EXERCISE DESCRIPTION
Please write out the lines of the data exactly, beginning with the first and ending with the line containing "var pLeft=173,pRight=743,pTop=89,pBottom=425;"; leave the pictures behind.

>>>>>

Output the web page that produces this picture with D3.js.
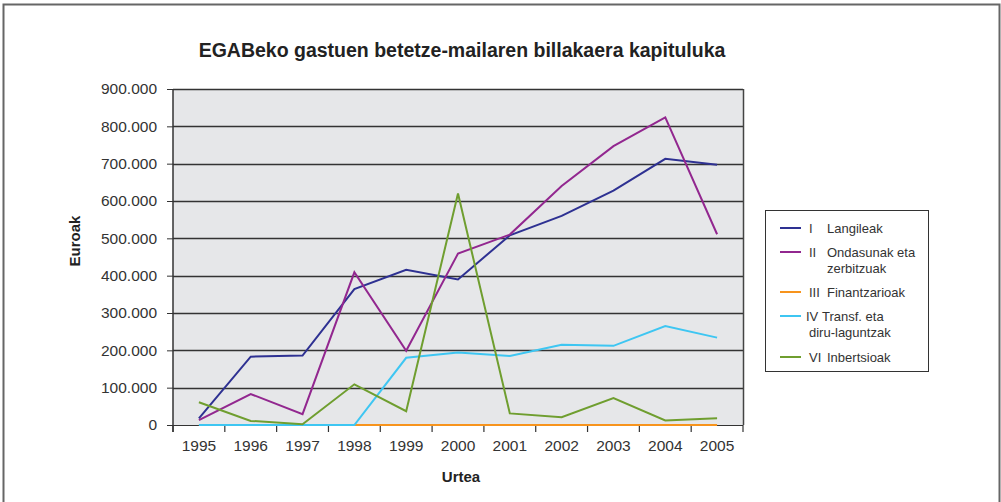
<!DOCTYPE html>
<html>
<head>
<meta charset="utf-8">
<script src="https://cdn.jsdelivr.net/npm/d3@7"></script>
<style>
body{margin:0;background:#fff;}
svg{display:block;font-family:"Liberation Sans",Arial,sans-serif;}
</style>
</head>
<body>
<svg id="chart" width="1001" height="502"></svg>
<script>
// datuak
var years=["1995","1996","1997","1998","1999","2000","2001","2002","2003","2004","2005"];
var langileak=[18000,183000,186000,364000,416000,390000,508000,560000,628000,713000,697000];
var ondasunak=[13000,83000,29000,409000,199000,459000,510000,640000,747000,824000,511000];
var finantzarioak=[0,0,0,0,0,0,0,0,0,0,0];
var transferentziak=[0,0,0,0,180000,194000,185000,215000,212000,265000,234000];
var inbertsioak=[61000,11000,2000,109000,37000,620000,31000,21000,72000,12000,18000];
var yTicks=[0,100000,200000,300000,400000,500000,600000,700000,800000,900000];

var series=[
  {num:"I",name:["Langileak"],values:langileak,color:"#2e3192"},
  {num:"II",name:["Ondasunak eta","zerbitzuak"],values:ondasunak,color:"#92278f"},
  {num:"III",name:["Finantzarioak"],values:finantzarioak,color:"#f7941d"},
  {num:"IV",name:["Transf. eta","diru-laguntzak"],values:transferentziak,color:"#3ec6f2"},
  {num:"VI",name:["Inbertsioak"],values:inbertsioak,color:"#6f9e2f"}
];

var svg=d3.select("#chart");
var pLeft=173,pRight=743,pTop=89,pBottom=425;

var x=d3.scaleBand().domain(years).range([pLeft,pRight]).padding(0);
var y=d3.scaleLinear().domain([0,900000]).range([pBottom,pTop]);
var fmt=d3.formatLocale({decimal:",",thousands:".",grouping:[3],currency:["",""]}).format(",");

// kanpoko markoa
svg.append("rect").attr("x",3.5).attr("y",4.5).attr("width",996).attr("height",520)
  .attr("fill","none").attr("stroke","#666").attr("stroke-width",2);

// izenburua
svg.append("text").attr("x",462).attr("y",57).attr("text-anchor","middle")
  .attr("font-size",19.5).attr("font-weight","bold").attr("fill","#222")
  .text("EGABeko gastuen betetze-mailaren billakaera kapituluka");

// marrazki-eremua
svg.append("rect").attr("x",pLeft).attr("y",pTop).attr("width",pRight-pLeft).attr("height",pBottom-pTop)
  .attr("fill","#e6e7e9");

// sareta
svg.append("g").selectAll("line").data(yTicks.slice(1)).enter().append("line")
  .attr("x1",pLeft).attr("x2",pRight)
  .attr("y1",function(d){return Math.round(y(d))+0.5;})
  .attr("y2",function(d){return Math.round(y(d))+0.5;})
  .attr("stroke","#333").attr("stroke-width",1.5);
svg.append("line").attr("x1",pRight+0.5).attr("x2",pRight+0.5).attr("y1",pTop).attr("y2",pBottom)
  .attr("stroke","#444").attr("stroke-width",1.5);

// Y ardatza
var yAxis=svg.append("g").attr("transform","translate("+pLeft+",0)")
  .call(d3.axisLeft(y).tickValues(yTicks).tickSize(6).tickPadding(10).tickFormat(fmt));
yAxis.select(".domain").remove();
yAxis.selectAll("line").attr("stroke","#333");
yAxis.selectAll("text").attr("font-size",15.5).attr("fill","#333").attr("font-family","Liberation Sans, Arial, sans-serif");
svg.append("line").attr("x1",pLeft).attr("x2",pLeft).attr("y1",pTop).attr("y2",pBottom+7)
  .attr("stroke","#333").attr("stroke-width",1.5);

// X ardatza
var xAxis=svg.append("g").attr("transform","translate(0,"+pBottom+")")
  .call(d3.axisBottom(x).tickSize(0).tickPadding(15));
xAxis.select(".domain").remove();
xAxis.selectAll("text").attr("font-size",15.5).attr("fill","#333").attr("font-family","Liberation Sans, Arial, sans-serif");
var edges=years.map(function(d){return x(d);}).concat([pRight]);
svg.append("g").selectAll("line").data(edges).enter().append("line")
  .attr("x1",function(d){return d;}).attr("x2",function(d){return d;})
  .attr("y1",pBottom).attr("y2",pBottom+7).attr("stroke","#333").attr("stroke-width",1.2);
svg.append("line").attr("x1",pLeft).attr("x2",pRight).attr("y1",pBottom+0.5).attr("y2",pBottom+0.5)
  .attr("stroke","#333").attr("stroke-width",1);

// ardatzen izenak
svg.append("text").attr("transform","translate(80,241) rotate(-90)").attr("text-anchor","middle")
  .attr("font-size",15).attr("font-weight","bold").attr("fill","#222").text("Euroak");
svg.append("text").attr("x",461).attr("y",482).attr("text-anchor","middle")
  .attr("font-size",15).attr("font-weight","bold").attr("fill","#222").text("Urtea");

// lerroak
var line=d3.line()
  .x(function(d,i){return x(years[i])+x.bandwidth()/2;})
  .y(function(d){return y(d);});
svg.append("g").selectAll("path").data(series).enter().append("path")
  .attr("d",function(s){return line(s.values);})
  .attr("fill","none").attr("stroke",function(s){return s.color;})
  .attr("stroke-width",2).attr("stroke-linejoin","miter");

// legenda
var lg=svg.append("g");
lg.append("rect").attr("x",765.5).attr("y",210.5).attr("width",163).attr("height",161)
  .attr("fill","#fff").attr("stroke","#333").attr("stroke-width",1);
var legendY=[228,252,292,316,357];
series.forEach(function(s,i){
  var yy=legendY[i];
  lg.append("line").attr("x1",780).attr("x2",801).attr("y1",yy).attr("y2",yy)
    .attr("stroke",s.color).attr("stroke-width",2);
  lg.append("text").attr("x",(s.num==="IV")?806:809).attr("y",yy+5).attr("font-size",13).attr("fill","#333").text(s.num);
  var nx=(s.num==="IV")?822:827;
  lg.append("text").attr("x",nx).attr("y",yy+5).attr("font-size",13).attr("fill","#333").text(s.name[0]);
  if(s.name[1]){
    var sx=(s.num==="IV")?809:827;
    lg.append("text").attr("x",sx).attr("y",yy+21).attr("font-size",13).attr("fill","#333").text(s.name[1]);
  }
});
</script>
</body>
</html>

<<<<<

ANSWER FOR THIS EXERCISE
Output the web page that produces this picture with D3.js.
<!DOCTYPE html>
<html>
<head>
<meta charset="utf-8">
<script src="https://cdn.jsdelivr.net/npm/d3@7"></script>
<style>
body{margin:0;background:#fff;}
svg{display:block;font-family:"Liberation Sans",Arial,sans-serif;}
</style>
</head>
<body>
<svg id="chart" width="1001" height="502"></svg>
<script>
// datuak
var years=["1995","1996","1997","1998","1999","2000","2001","2002","2003","2004","2005"];
var langileak=[18000,183000,186000,364000,416000,390000,508000,560000,628000,713000,697000];
var ondasunak=[13000,83000,29000,409000,199000,459000,510000,640000,747000,824000,511000];
var finantzarioak=[0,0,0,0,0,0,0,0,0,0,0];
var transferentziak=[0,0,0,0,180000,194000,185000,215000,212000,265000,234000];
var inbertsioak=[61000,11000,2000,109000,37000,620000,31000,21000,72000,12000,18000];
var yTicks=[0,100000,200000,300000,400000,500000,600000,700000,800000,900000];

var series=[
  {num:"I",name:["Langileak"],values:langileak,color:"#2e3192"},
  {num:"II",name:["Ondasunak eta","zerbitzuak"],values:ondasunak,color:"#92278f"},
  {num:"III",name:["Finantzarioak"],values:finantzarioak,color:"#f7941d"},
  {num:"IV",name:["Transf. eta","diru-laguntzak"],values:transferentziak,color:"#3ec6f2"},
  {num:"VI",name:["Inbertsioak"],values:inbertsioak,color:"#6f9e2f"}
];

var svg=d3.select("#chart");
var pLeft=173,pRight=743,pTop=89,pBottom=425;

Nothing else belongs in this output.